Several possible mechanisms may explain the link between FGF19 levels and atherosclerosis in T2D patients. FGF19 regulates glucolipid homeostasis and nutrient metabolism via the FGFR4-β-Klotho complex. In rodent studies, FXR-/- mice showed a pro-atherogenetic lipoprotein profile and defects in the formation of any detectable plaques associated with a high-fat (HF) diet. FXR agonists protect against the formation of aortic plaques in murine models that have a pro-atherogenetic lipoprotein profile and accelerated atherosclerosis [36]. In hepatic FXR-knockout and FXR-knockdown mice, the reconstitution of FXR expression upregulated the transport of cholesterol. Consistent with its role of phosphorylating FXR, the nonreceptor tyrosine kinase Src regulated the formation of cholesterol and ameliorated arterial lesions. Therefore, the phosphorylation of hepatic FXR induced Src via FGF15/19 and then played a role in the balance of cholesterol homeostasis, preventing the formation of atherosclerosis [37]. In transgenic human apolipoprotein(a) (APOA) mice (tg-APO mice), the FGF19 influence APOA biosynthesis by attenuating transfection of primary hepatocytes with siRNA against the FGFR4 [38]. Moreover, Mei Zhou, R. et al. revealed that NGM282, an FGF19 analogue, regulated cholesterol in mice by activating MEK1 and reduced atherosclerosis in Apoe-/- mice with dyslipidaemia. Furthermore, the HDL-c levels of healthy volunteers improved after the administration of NGM282 for a week [39]. Therefore, our research revealed that baPWV and AIP were all independently associated with FGF19 levels after adjusting for other clinical covariates via multiple linear regression analysis, which indicates that decreased FGF19 may be accompanied by several unfavourable metabolic alterations and can be implicated in increased arterial stiffness.

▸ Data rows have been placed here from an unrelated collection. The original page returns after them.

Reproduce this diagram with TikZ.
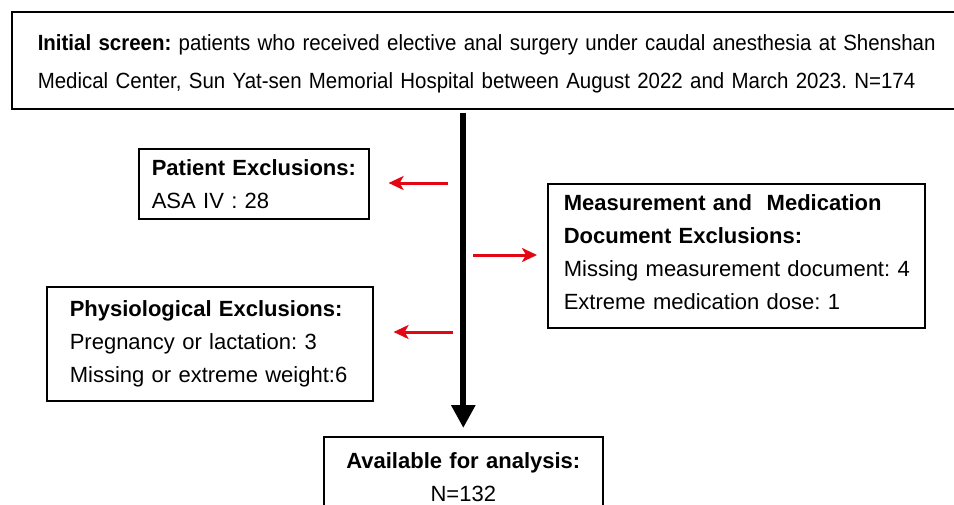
\documentclass[tikz,border=0pt]{standalone}
\usepackage{fontspec}
\setmainfont{Liberation Sans}
\newfontfamily\narrowfont[FakeStretch=0.93]{Liberation Sans}
\usetikzlibrary{arrows.meta}
\definecolor{arrowred}{RGB}{227,6,19}
\frenchspacing
\newcommand{\oneline}[1]{\mbox{#1}}
\tikzset{
  boxnode/.style={draw=black, line width=1.6pt, rectangle, anchor=north west,
    align=left, font=\frenchspacing\fontsize{22}{33}\selectfont, inner ysep=0pt},
  redarrow/.style={draw=arrowred, line width=3pt, -{Stealth[length=15pt,width=14pt,inset=4pt]}},
  mainarrow/.style={draw=black, line width=6pt, -{Triangle[length=23pt,width=23pt]}}
}
\begin{document}
\begin{tikzpicture}[x=1pt,y=-1pt]
\useasboundingbox (0,0) rectangle (954,504);
\clip (0,0) rectangle (954,504);
\node[boxnode, inner xsep=26pt, text width=915pt, minimum height=97pt,
  font=\narrowfont\frenchspacing\fontsize{22}{38}\selectfont] (top) at (11,11)
  {\rule{0pt}{22pt}\oneline{\textbf{Initial screen:} patients who received elective anal surgery under caudal anesthesia at Shenshan}\\
   \oneline{Medical Center, Sun Yat-sen Memorial Hospital between August 2022 and March 2023. N=174}};
\node[boxnode, inner xsep=13pt, text width=204pt, minimum height=70pt] (pat) at (138,148)
  {\oneline{\textbf{Patient Exclusions:}}\\\oneline{ASA IV : 28}};
\node[boxnode, inner xsep=16pt, text width=345pt, minimum height=144pt] (meas) at (547,183)
  {\oneline{\textbf{Measurement and\ \ Medication}}\\\oneline{\textbf{Document Exclusions:}}\\\oneline{Missing measurement document: 4}\\\oneline{Extreme medication dose: 1}\rule[-8pt]{0pt}{8pt}};
\node[boxnode, inner xsep=23pt, text width=280pt, minimum height=114pt] (phys) at (46,286)
  {\oneline{\textbf{Physiological Exclusions:}}\\\oneline{Pregnancy or lactation: 3}\\\oneline{Missing or extreme weight:6}};
\node[boxnode, inner xsep=10pt, text width=259pt, align=center, minimum height=80pt] (avail) at (323,436)
  {\oneline{\textbf{Available for analysis:}}\\\oneline{N=132}};
\draw[mainarrow, shorten <=3pt, shorten >=8pt] (avail.north |- top.south) -- (avail.north);
\coordinate (a1s) at (448,183);
\coordinate (a2s) at (473,255);
\coordinate (a3s) at (453,332);
\draw[redarrow, shorten >=19pt] (a1s) -- (a1s -| pat.east);
\draw[redarrow, shorten >=10pt] (a2s) -- (a2s -| meas.west);
\draw[redarrow, shorten >=20pt] (a3s) -- (a3s -| phys.east);
\end{tikzpicture}
\end{document}
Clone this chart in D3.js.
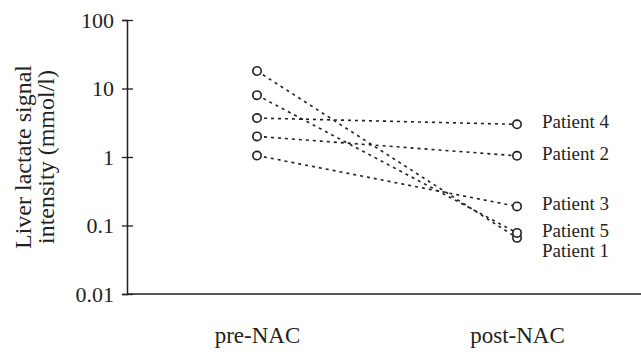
<!DOCTYPE html>
<html>
<head>
<meta charset="utf-8">
<script src="https://cdn.jsdelivr.net/npm/d3@7"></script>
<style>
  body { margin: 0; background: #fff; }
  text { font-family: "Liberation Serif", "Times New Roman", serif; fill: #231f20; }
</style>
</head>
<body>
<svg width="641" height="352"></svg>
<script>
// data
const patients = ['Patient 1', 'Patient 2', 'Patient 3', 'Patient 4', 'Patient 5'];
const timepoints = ['pre-NAC', 'post-NAC'];
const preValues = [18, 2.0, 1.05, 3.7, 8];
const postValues = [0.066, 1.04, 0.19, 3.0, 0.078];
const yTicks = [100, 10, 1, 0.1, 0.01];

const svg = d3.select('svg');
const ink = '#231f20';

// scales
const y = d3.scaleLog().domain([0.01, 100]).range([294, 20]);
const x = d3.scalePoint().domain(timepoints).range([257, 517]);
const axisX = 127;

// y axis
const yAxis = svg.append('g')
    .attr('transform', `translate(${axisX},0)`)
    .call(d3.axisLeft(y).tickValues(yTicks).tickFormat(d => String(d)).tickSize(5).tickPadding(8));
yAxis.select('.domain').attr('stroke', ink).attr('stroke-width', 1.5);
yAxis.selectAll('.tick line').attr('x1', 6).attr('stroke', ink).attr('stroke-width', 1.3);
yAxis.selectAll('.tick text')
    .attr('font-size', 22)
    .attr('dy', '0.34em')
    .style('font-family', '"Liberation Serif", serif')
    .attr('fill', ink);

// x axis baseline
svg.append('line')
    .attr('x1', axisX).attr('x2', 641)
    .attr('y1', y(0.01)).attr('y2', y(0.01))
    .attr('stroke', ink).attr('stroke-width', 1.5);

// x labels
const xAxis = svg.append('g')
    .attr('transform', `translate(0,${y(0.01)})`)
    .call(d3.axisBottom(x).tickSize(0).tickPadding(0));
xAxis.select('.domain').remove();
xAxis.selectAll('.tick text')
    .attr('y', 49).attr('dy', 0)
    .attr('font-size', 23)
    .style('font-family', '"Liberation Serif", serif')
    .attr('fill', ink);

// y axis title
const title = svg.append('text')
    .attr('transform', `translate(0,${(y(100) + y(0.01)) / 2}) rotate(-90)`)
    .attr('text-anchor', 'middle')
    .attr('font-size', 24);
title.append('tspan').attr('x', 0).attr('y', 31).text('Liver lactate signal');
title.append('tspan').attr('x', 0).attr('y', 54).text('intensity (mmol/l)');

// connecting lines
const rows = patients.map((p, i) => ({ name: p, pre: preValues[i], post: postValues[i] }));

svg.append('g').selectAll('line')
    .data(rows)
    .enter().append('line')
    .attr('x1', x('pre-NAC')).attr('y1', d => y(d.pre))
    .attr('x2', x('post-NAC')).attr('y2', d => y(d.post))
    .attr('stroke', ink)
    .attr('stroke-width', 1.6)
    .attr('stroke-dasharray', '3,4');

// points
const pts = [];
rows.forEach(d => {
    pts.push({ t: 'pre-NAC', v: d.pre });
    pts.push({ t: 'post-NAC', v: d.post });
});
svg.append('g').selectAll('circle')
    .data(pts)
    .enter().append('circle')
    .attr('cx', d => x(d.t))
    .attr('cy', d => y(d.v))
    .attr('r', 4.2)
    .attr('fill', '#fff')
    .attr('stroke', ink)
    .attr('stroke-width', 1.6);

// patient labels, pushed apart when they would overlap
const labels = rows.map(d => ({ name: d.name, ly: y(d.post) + 4 }))
    .sort((a, b) => a.ly - b.ly);
for (let i = 1; i < labels.length; i++) {
    if (labels[i].ly < labels[i - 1].ly + 20) labels[i].ly = labels[i - 1].ly + 20;
}
svg.append('g').selectAll('text')
    .data(labels)
    .enter().append('text')
    .attr('x', x('post-NAC') + 25)
    .attr('y', d => d.ly)
    .attr('font-size', 19)
    .text(d => d.name);
</script>
</body>
</html>
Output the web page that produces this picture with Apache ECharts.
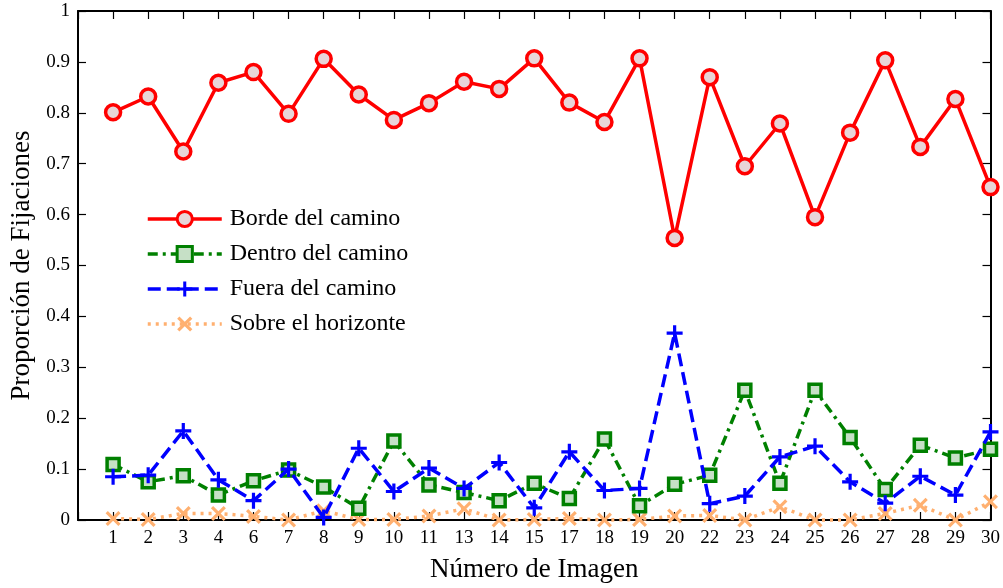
<!DOCTYPE html>
<html>
<head>
<meta charset="utf-8">
<script src="https://cdn.jsdelivr.net/npm/echarts@6/dist/echarts.min.js"></script>
<style>
html,body{margin:0;padding:0;background:#fff;}
#chart{width:1003px;height:588px;}
</style>
</head>
<body>
<div id="chart"></div>
<script>
var imagenes = ['1','2','3','4','6','7','8','9','10','11','13','14','15','17','18','19','20','22','23','24','25','26','27','28','29','30'];
var borde  = [0.801,0.832,0.724,0.859,0.880,0.798,0.906,0.836,0.786,0.819,0.861,0.847,0.907,0.820,0.782,0.907,0.554,0.870,0.695,0.779,0.595,0.761,0.903,0.733,0.827,0.654];
var dentro = [0.109,0.075,0.087,0.049,0.077,0.098,0.065,0.023,0.155,0.069,0.054,0.038,0.072,0.042,0.159,0.028,0.070,0.088,0.255,0.072,0.255,0.162,0.060,0.147,0.122,0.139];
var fuera  = [0.085,0.088,0.175,0.079,0.038,0.100,0.005,0.141,0.056,0.102,0.062,0.113,0.024,0.134,0.058,0.062,0.367,0.032,0.047,0.124,0.145,0.075,0.033,0.086,0.049,0.173];
var sobre  = [0.003,0.001,0.013,0.013,0.007,0.000,0.018,0.001,0.001,0.008,0.022,0.000,0.001,0.003,0.000,0.001,0.008,0.009,0.000,0.026,0.000,0.000,0.013,0.029,0.000,0.036];
var nombres = ['Borde del camino','Dentro del camino','Fuera del camino','Sobre el horizonte'];

function pts(arr){ return arr.map(function(v,i){ return [i+1, v]; }); }

var FONT = "'Liberation Serif','Times New Roman',serif";
var PLUS = 'path://M4,0 H6 V4 H10 V6 H6 V10 H4 V6 H0 V4 H4 Z';
var CROSS = 'path://M0,1.5 L1.5,0 L5,3.5 L8.5,0 L10,1.5 L6.5,5 L10,8.5 L8.5,10 L5,6.5 L1.5,10 L0,8.5 L3.5,5 Z';

var chart = echarts.init(document.getElementById('chart'), null, {renderer:'canvas'});
function aLine(){ return {show:true, onZero:false, lineStyle:{color:'#000', width:2}}; }
function aTick(){ return {show:true, inside:true, length:8, lineStyle:{color:'#000', width:1.2}}; }
var option = {
  animation:false,
  backgroundColor:'#fff',
  grid:{left:78, right:12, top:11, bottom:68, containLabel:false},
  legend:{
    left:141, top:202, orient:'vertical', itemWidth:74, itemHeight:19, itemGap:11,
    textStyle:{fontFamily:FONT, fontSize:24, color:'#000', padding:[0,0,0,3]},
    lineStyle:{width:3.5},
    itemStyle:{borderWidth:3},
    data:nombres
  },
  xAxis:[{
    type:'value', min:0, max:imagenes.length, interval:1,
    name:'Número de Imagen', nameLocation:'middle', nameGap:36,
    nameTextStyle:{fontFamily:FONT, fontSize:27, color:'#000'},
    axisLine:aLine(), axisTick:aTick(),
    axisLabel:{fontFamily:FONT, fontSize:19, color:'#000', margin:9,
      formatter:function(v){ return v>=1 && v<=imagenes.length ? imagenes[v-1] : ''; }},
    splitLine:{show:false}
  },{
    type:'value', position:'top', min:0, max:imagenes.length, interval:1,
    axisLine:aLine(), axisTick:aTick(),
    axisLabel:{show:false}, splitLine:{show:false}
  }],
  yAxis:[{
    type:'value', min:0, max:1, interval:0.1,
    name:'Proporción de Fijaciones', nameLocation:'middle', nameGap:43,
    nameTextStyle:{fontFamily:FONT, fontSize:27, color:'#000'},
    axisLine:aLine(), axisTick:aTick(),
    axisLabel:{fontFamily:FONT, fontSize:19, color:'#000', margin:8},
    splitLine:{show:false}
  },{
    type:'value', position:'right', min:0, max:1, interval:0.1,
    axisLine:aLine(), axisTick:aTick(),
    axisLabel:{show:false}, splitLine:{show:false}
  }],
  series:[
    {name:nombres[0], type:'line', data:pts(borde), clip:false, z:5,
     symbol:'circle', symbolSize:15,
     lineStyle:{color:'#ff0000', width:3.5, type:'solid'},
     itemStyle:{color:'#e8d5d8', borderColor:'#ff0000', borderWidth:3.5}},
    {name:nombres[1], type:'line', data:pts(dentro), clip:false, z:3,
     symbol:'rect', symbolSize:12,
     lineStyle:{color:'#008000', width:3.5, type:[10,5,3,5]},
     itemStyle:{color:'#c6e0c6', borderColor:'#008000', borderWidth:3.5}},
    {name:nombres[2], type:'line', data:pts(fuera), clip:false, z:4,
     symbol:PLUS, symbolSize:16,
     lineStyle:{color:'#0000ff', width:3.5, type:[13,6]},
     itemStyle:{color:'#0000ff', borderWidth:0}},
    {name:nombres[3], type:'line', data:pts(sobre), clip:false, z:2,
     symbol:CROSS, symbolSize:15,
     lineStyle:{color:'#ffb070', width:3.5, type:[3,5]},
     itemStyle:{color:'#ffb070', borderWidth:0}}
  ]
};
chart.setOption(option);
</script>
</body>
</html>
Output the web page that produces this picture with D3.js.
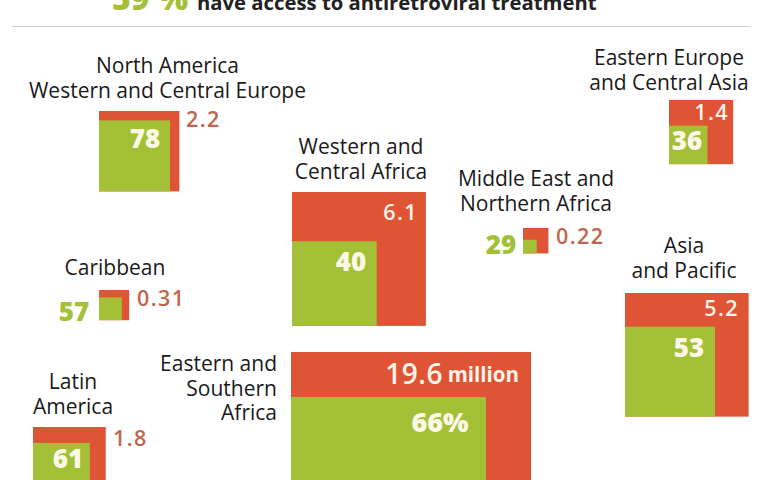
<!DOCTYPE html>
<html>
<head>
<meta charset="utf-8">
<script src="https://cdn.jsdelivr.net/npm/d3@7"></script>
<style>
  html, body { margin: 0; padding: 0; background: #fff; }
  text { font-family: "Open Sans", "Noto Sans", sans-serif; }
</style>
</head>
<body>
<svg id="chart" width="768" height="480"></svg>
<script>
// data
var regions = ['North America', 'Western Africa', 'Middle East', 'Eastern Europe', 'Asia', 'Caribbean', 'Latin America', 'Eastern Africa'];
var infected = [2.2, 6.1, 0.22, 1.4, 5.2, 0.31, 1.8, 19.6];     // millions
var treated = [78, 40, 29, 36, 53, 57, 61, 66];                  // percent
var infectedLabels = ['2.2', '6.1', '0.22', '1.4', '5.2', '0.31', '1.8', '19.6'];
var treatedLabels = ['78', '40', '29', '36', '53', '57', '61', '66%'];
var names = [
  ['North America', 'Western and Central Europe'],
  ['Western and', 'Central Africa'],
  ['Middle East and', 'Northern Africa'],
  ['Eastern Europe', 'and Central Asia'],
  ['Asia', 'and Pacific'],
  ['Caribbean'],
  ['Latin', 'America'],
  ['Eastern and', 'Southern', 'Africa']
];

var GREEN = '#a4c036', RED = '#df5434', RED_TEXT = '#c2654f';

var svg = d3.select('#chart');

// area of the square is the value
var sideOuter = d3.scaleSqrt().domain([0, 19.6]).range([0, 240]);
var shareInner = d3.scaleSqrt().domain([0, 100]).range([0, 1]);

// the map-like layout, region by region
var leftOf = d3.scaleOrdinal(regions, [99, 292, 523, 669, 625, 99, 33, 291]);
var topOf = d3.scaleOrdinal(regions, [111, 192, 228, 100, 293, 290, 427, 352]);

// header, cut off by the top of the picture
svg.append('text').attr('x', 112).attr('y', 10)
  .attr('font-size', 32).attr('font-weight', 800).attr('fill', GREEN).text('59 %');
svg.append('text').attr('x', 197).attr('y', 10)
  .attr('font-size', 20.3).attr('font-weight', 700).attr('fill', '#222')
  .text('have access to antiretroviral treatment');
svg.append('line').attr('x1', 12).attr('x2', 750).attr('y1', 26.5).attr('y2', 26.5)
  .attr('stroke', '#ccc').attr('stroke-width', 1.2);

var rows = regions.map(function(r, i) {
  var side = sideOuter(infected[i]);
  return {
    region: r,
    i: i,
    x: leftOf(r),
    y: topOf(r),
    side: side,
    inner: side * shareInner(treated[i])
  };
});

var g = svg.selectAll('g.region').data(rows).enter().append('g')
  .attr('class', 'region')
  .attr('transform', function(d) { return 'translate(' + d.x + ',' + d.y + ')'; });

g.append('rect').attr('width', function(d) { return d.side; })
  .attr('height', function(d) { return d.side; }).attr('fill', RED);
g.append('rect').attr('y', function(d) { return d.side - d.inner; })
  .attr('width', function(d) { return d.inner; })
  .attr('height', function(d) { return d.inner; }).attr('fill', GREEN);

// label placement, same order as regions
var nameX = [167.5, 361, 536, 669, 684, 115, 73, 277];
var nameY = [73, 154, 186, 65, 253, 275, 389, 371];
var nameAnchor = ['middle', 'middle', 'middle', 'middle', 'middle', 'middle', 'middle', 'end'];

rows.forEach(function(d) {
  var t = svg.append('text').attr('font-size', 21).attr('fill', '#1a1a1a')
    .attr('text-anchor', nameAnchor[d.i]);
  names[d.i].forEach(function(line, k) {
    t.append('tspan').attr('x', nameX[d.i]).attr('y', nameY[d.i] + k * 24.5).text(line);
  });
});

// numbers: [x, y, anchor]
var infectedPos = [[186, 127, 'start'], [418, 220, 'end'], [556, 244, 'start'], [729, 120, 'end'],
                   [739, 316, 'end'], [137, 306, 'start'], [113, 446, 'start'], [443, 384, 'end']];
var treatedPos = [[145, 148, 'middle'], [351, 271, 'middle'], [501, 254, 'middle'], [687, 150, 'middle'],
                  [689, 357, 'middle'], [74, 321, 'middle'], [68, 468, 'middle'], [440, 432, 'middle']];
var infectedInside = [false, true, false, true, true, false, false, true];
var treatedInside = [true, true, false, true, true, false, true, true];

rows.forEach(function(d) {
  var p = infectedPos[d.i], q = treatedPos[d.i];
  svg.append('text').attr('x', p[0]).attr('y', p[1]).attr('text-anchor', p[2])
    .attr('font-size', d.i === 7 ? 28 : 21.5).attr('font-weight', 600)
    .attr('letter-spacing', d.i === 7 ? 0.5 : 1.4)
    .attr('fill', infectedInside[d.i] ? '#fbf3ea' : RED_TEXT)
    .text(infectedLabels[d.i]);
  svg.append('text').attr('x', q[0]).attr('y', q[1]).attr('text-anchor', q[2])
    .attr('font-size', d.i === 7 ? 27 : 26).attr('font-weight', 800)
    .attr('fill', treatedInside[d.i] ? '#fbf8e8' : GREEN)
    .text(treatedLabels[d.i]);
});

svg.append('text').attr('x', 519).attr('y', 382).attr('text-anchor', 'end')
  .attr('font-size', 20.5).attr('font-weight', 700).attr('fill', '#fbf3ea').text('million');
</script>
</body>
</html>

This study had several limitations that should be addressed. First, this study had a cross-sectional design based on a small sample size and could not explain any causal connection between the decreased serum FGF19 level and increased risk of atherosclerosis and CAD as assessed by baPWV and AIP. Second, our research was a single-centre study conducted among Chinese participants, and the generalizability of our data needs to be assessed. Third, the influence of diabetic and hypertensive treatment on the formation of atherosclerosis is unknown, and the influence of medication history on baPWV and AIP values has not been determined. However, lnFGF19 levels were closely related to baPWV and AIP, even after adjusting for age, gender, duration, BMI, hypertension, diabetic treatment and NAFLD. Meanwhile, baPWV was not measured among controls, but the present research showed that diabetes was significantly correlated with an increased risk of baPWV compared with normal glucose [29]. Moreover, other confounding factors affecting baPWV, such as alcohol consumption, smoking status and health behaviour, were not completely assessed at the beginning of this study. Finally, the relationships between FGF19 levels and CAD measured by other vascular markers, such as carotid intima-media thickness (CIMT) or flow-mediated dilatation (FMD), were not assessed. All limitations were fully considered when selecting the appropriate statistical approach. Therefore, larger, prospective follow-up studies need to be conducted to better investigate the correlation between FGF19 levels and the risk of CAD in T2D patients.